GPartition-store: A multi-group collaborative parallel data storage mechanism for permissioned blockchain sharding

Abstract

The problem of insufficient storage space caused by the full-replication mechanism, which is commonly employed in existing blockchains, poses an obstacle to system scalability. Moreover, existing storage sharding mechanisms are confronted with the risk of data tampering by reason of the existence of Byzantine nodes. To address the above problems, the storage partition mechanisms, integrating Erasure Coding with Byzantine Fault Tolerance consensus protocol, are proposed such as BFT-Store and PartitionChain. While promising, these solutions still encounter three significant challenges. First, the substantial computational complexity associated with encoding during data storage and decoding during data recovery will impede the efficiency (e.g., latency and throughput) of the permissioned blockchain.
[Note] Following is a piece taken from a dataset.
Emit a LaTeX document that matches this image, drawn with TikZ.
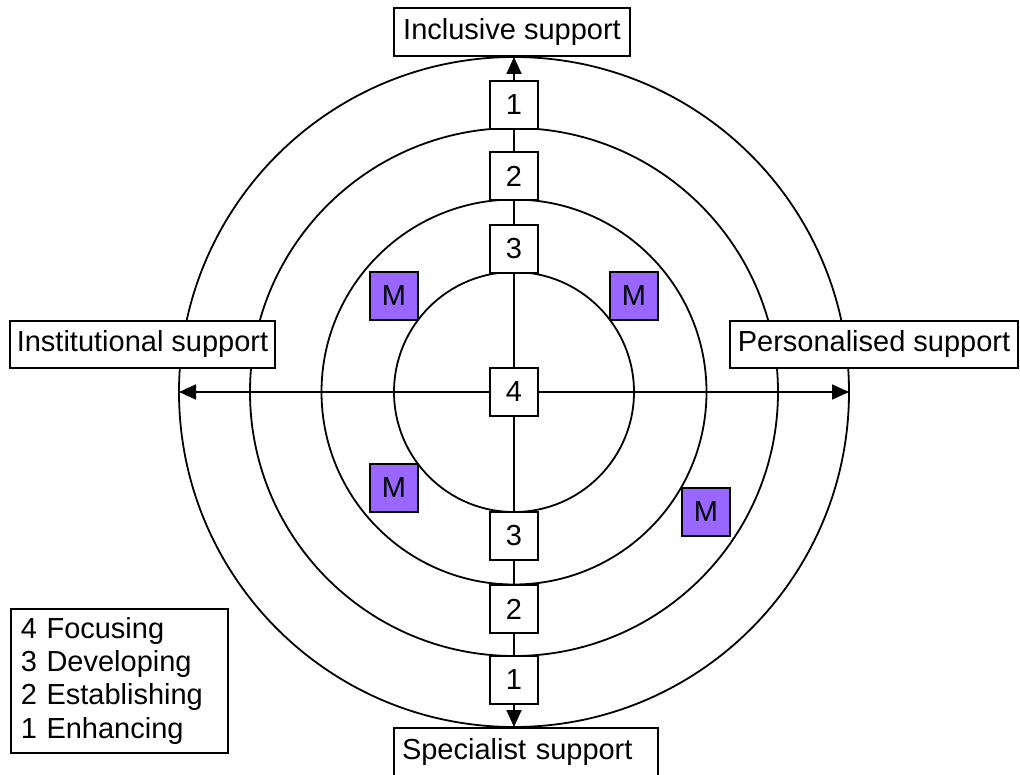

Second, the signature schemes employed for verifying the completeness and correctness of encoded data on each node lead to massive communication over the network, thereby further limiting the system efficiency. Third, the process of system re-initialization, which necessitates the participation of all nodes, degrades the system stability. This paper proposes a Multi-group Collaborative Parallel Data Storage Mechanism for Permissioned Blockchain Sharding called GPartition-Store to alleviate the above problems, where the nodes are divided into multiple Storage Groups (SGs). First, the original block is partitioned into $g$ sub-blocks (assuming $g$ is the number of SGs), with each sub-block being further partitioned and encoded into smaller encoded-blocks or recovered by decoding in parallel across all SGs. Hence, the computational complexity of coding (i.e., encoding and decoding) can be decreased by about $g^2$ and $g^3$ times respectively. Second, the bloom filter is utilized to generate the verification proofs of the sub-blocks and encoded-block sets, which simultaneously avoids the heavy amount of transmitted messages, while liberating the requirement for dependence on any trusted third party. Third, the re-initialization process is launched exclusively within a specific SG when a node joins/quits the system or a single crashed node needs repair, thereby enhancing the system stability. Compared with the full-replication mechanism, BFT-Store and PartitionChain, the experimental results illustrate that GPartition-Store can improve the scalability, efficiency and stability of the dynamic blockchain network while maintaining the availability of the blocks.